Is my understanding of index() defective? Are there known index issues?
Any ideas?
index() only returns the first:
>>> a = [1,2,3,3]
>>> help(a.index)
Help on built-in function index:
index(...)
L.index(value, [start, [stop]]) -> integer -- return first index of value.
Raises ValueError if the value is not present.
If you want both the number and the index, you can take advantage of enumerate:
>>> for i, n in enumerate([10,5,30]):
... print i,n
...
0 10
1 5
2 30
and modify your code appropriately:
def convertVector(numbers):
totes = []
for i, number in enumerate(numbers):
if number != 0:
totes.append((i, number))
return dict((totes))
which produces
>>> convertVector([1, 0, 1 , 0, 2, 0, 1, 0, 0, 1, 0])
{0: 1, 9: 1, 2: 1, 4: 2, 6: 1}
[Although, as someone pointed out though I can't find it now, it'd be easier to write totes = {} and assign to it directly using totes[i] = number than go via a list.]

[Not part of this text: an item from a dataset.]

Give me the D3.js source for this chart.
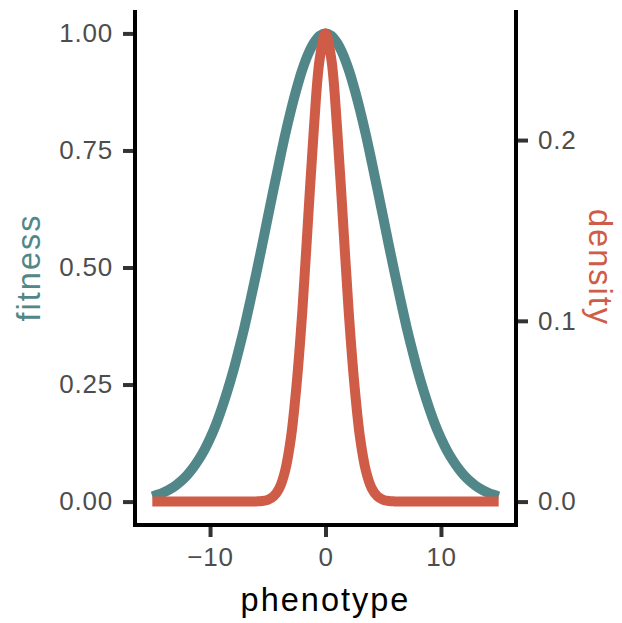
<!DOCTYPE html>
<html>
<head>
<meta charset="utf-8">
<title>fitness and density</title>
<style>
  body { margin: 0; background: #fff; }
  text { font-family: "Liberation Sans", Helvetica, Arial, sans-serif; }
</style>
</head>
<body>
<svg width="622" height="623"></svg>
<script src="https://cdn.jsdelivr.net/npm/d3@7"></script>
<script>
// values (phenotype step 0.5, right half; curves are symmetric)
const halfPhenotype = [0, 0.5, 1, 1.5, 2, 2.5, 3, 3.5, 4, 4.5, 5, 5.5, 6, 6.5, 7, 7.5,
  8, 8.5, 9, 9.5, 10, 10.5, 11, 11.5, 12, 12.5, 13, 13.5, 14, 14.5, 15];
const halfFitness = [1, 0.995, 0.980, 0.956, 0.923, 0.882, 0.835, 0.783, 0.726, 0.667,
  0.607, 0.546, 0.487, 0.430, 0.375, 0.325, 0.278, 0.236, 0.198, 0.164, 0.135, 0.110,
  0.089, 0.071, 0.056, 0.044, 0.034, 0.026, 0.020, 0.015, 0.011];
const halfDensity = [0.259, 0.245, 0.207, 0.157, 0.106, 0.065, 0.035, 0.017, 0.0074,
  0.0029, 0.0010, 0.0003, 0.0001, 0, 0, 0, 0, 0, 0, 0, 0, 0, 0, 0, 0, 0, 0, 0, 0, 0, 0];

const xTicks = [-10, 0, 10];
const fitnessTicks = [0, 0.25, 0.5, 0.75, 1];
const densityTicks = [0, 0.1, 0.2];

const teal = '#528789', red = '#cf5c46';

// mirror the half curves into full ones
const phenotype = halfPhenotype.slice(1).reverse().map(v => -v).concat(halfPhenotype);
const fitness = halfFitness.slice(1).reverse().concat(halfFitness);
const density = halfDensity.slice(1).reverse().concat(halfDensity);
const densityMax = d3.max(density);

const svg = d3.select('svg');
const mLeft = 135, mRight = 516, mTop = 10, mBottom = 525;

const x = d3.scaleLinear().domain([-16.5, 16.5]).range([mLeft, mRight]);
const y = d3.scaleLinear().domain([-0.05, 1.05]).range([mBottom, mTop]);
const y2 = d3.scaleLinear().domain([-0.05 * densityMax, 1.05 * densityMax]).range([mBottom, mTop]);

const lineF = d3.line().x((d, i) => x(phenotype[i])).y(d => y(d)).curve(d3.curveCatmullRom);
const lineD = d3.line().x((d, i) => x(phenotype[i])).y(d => y2(d)).curve(d3.curveCatmullRom);

svg.append('path').datum(fitness).attr('d', lineF)
  .attr('fill', 'none').attr('stroke', teal).attr('stroke-width', 10);
svg.append('path').datum(density).attr('d', lineD)
  .attr('fill', 'none').attr('stroke', red).attr('stroke-width', 10);

function styleAxis(g) {
  g.select('.domain').remove();
  g.selectAll('.tick line').attr('stroke', '#333').attr('stroke-width', 4);
  g.selectAll('.tick text').attr('fill', '#4d4d4d').attr('font-size', 26)
    .attr('letter-spacing', 0.8)
    .attr('font-family', '"Liberation Sans", Helvetica, Arial, sans-serif');
}

svg.append('g').attr('transform', `translate(${mLeft},0)`)
  .call(d3.axisLeft(y).tickValues(fitnessTicks).tickFormat(d3.format('.2f')).tickSize(12).tickPadding(10))
  .call(styleAxis);
svg.append('g').attr('transform', `translate(${mRight},0)`)
  .call(d3.axisRight(y2).tickValues(densityTicks).tickFormat(d3.format('.1f')).tickSize(12).tickPadding(10))
  .call(styleAxis);
svg.append('g').attr('transform', `translate(0,${mBottom})`)
  .call(d3.axisBottom(x).tickValues(xTicks).tickFormat(d => d < 0 ? '\u2212' + Math.abs(d) : d).tickSize(12).tickPadding(11))
  .call(styleAxis);

// axis lines
svg.append('line').attr('x1', mLeft).attr('x2', mLeft).attr('y1', mTop).attr('y2', mBottom + 2)
  .attr('stroke', '#000').attr('stroke-width', 4);
svg.append('line').attr('x1', mRight).attr('x2', mRight).attr('y1', mTop).attr('y2', mBottom + 2)
  .attr('stroke', '#000').attr('stroke-width', 4);
svg.append('line').attr('x1', mLeft - 2).attr('x2', mRight + 2).attr('y1', mBottom).attr('y2', mBottom)
  .attr('stroke', '#000').attr('stroke-width', 4);

// titles
svg.append('text').attr('x', (mLeft + mRight) / 2).attr('y', 611).attr('text-anchor', 'middle')
  .attr('font-size', 32.5).attr('letter-spacing', 2).attr('fill', '#000').text('phenotype');
svg.append('text').attr('transform', `translate(40,${(mTop + mBottom) / 2}) rotate(-90)`)
  .attr('text-anchor', 'middle').attr('font-size', 32.5).attr('letter-spacing', 2).attr('fill', teal).text('fitness');
svg.append('text').attr('transform', `translate(589,${(mTop + mBottom) / 2}) rotate(90)`)
  .attr('text-anchor', 'middle').attr('font-size', 32.5).attr('letter-spacing', 2).attr('fill', red).text('density');
</script>
</body>
</html>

What you're trying to do, it could be done in one line:
>>> dict((index,num) for index,num in enumerate(numbers) if num != 0)
{0: 1, 2: 1, 4: 2, 6: 1, 9: 1}
Yes your understanding of list.index is incorrect. It finds the position of the first item in the list which compares equal with the argument.
To get the index of the current item, you want to iterate over with enumerate:
for index, item in enumerate(iterable):
# blah blah
The problem is that .index() looks for the first occurence of a certain argument. So for your example it always returns 0 if you run it with argument 1.
You could make use of the built in enumerate function like this:
for index, value in enumerate(numbers):
if value != 0:
totes.append((index, value))
Check the documentation for index:
Return the index in the list of the first item whose value is x. It is
an error if there is no such item.
According to this definition, the following code appends, for each value in numbers a tuple made of the value and the first position of this value in the whole list.
totes = []
for i in numbers:
if i!= 0:
totes.append((numbers.index(i),i))
The result in the totes list is correct: [(0, 1), (0, 1), (4, 2), (0, 1), (0, 1)].
When turning it into again, again, the result is correct, since for each possible value, you get the position of its first occurrence in the original list.
You would get the result you want using i as the index instead:
result = {}
for i in range(len(numbers)):
if numbers[i] != 0:
result[i] = numbers[i]
index() returns the index of the first occurrence of the item in the list. Your list has duplicates which is the cause of your confusion. So index(1) will always return 0. You can't expect it to know which of the many instances of 1 you are looking for.
I would write it like this:
totes = {}
for i, num in enumerate(numbers):
if num != 0:
totes[i] = num
and avoid the intermediate list altogether.
Riffing on #DSM:
def convertVector(numbers):
return dict((i, number) for i, number in enumerate(numbers) if number)
Or, on re-reading, as #Rik Poggi actually suggests.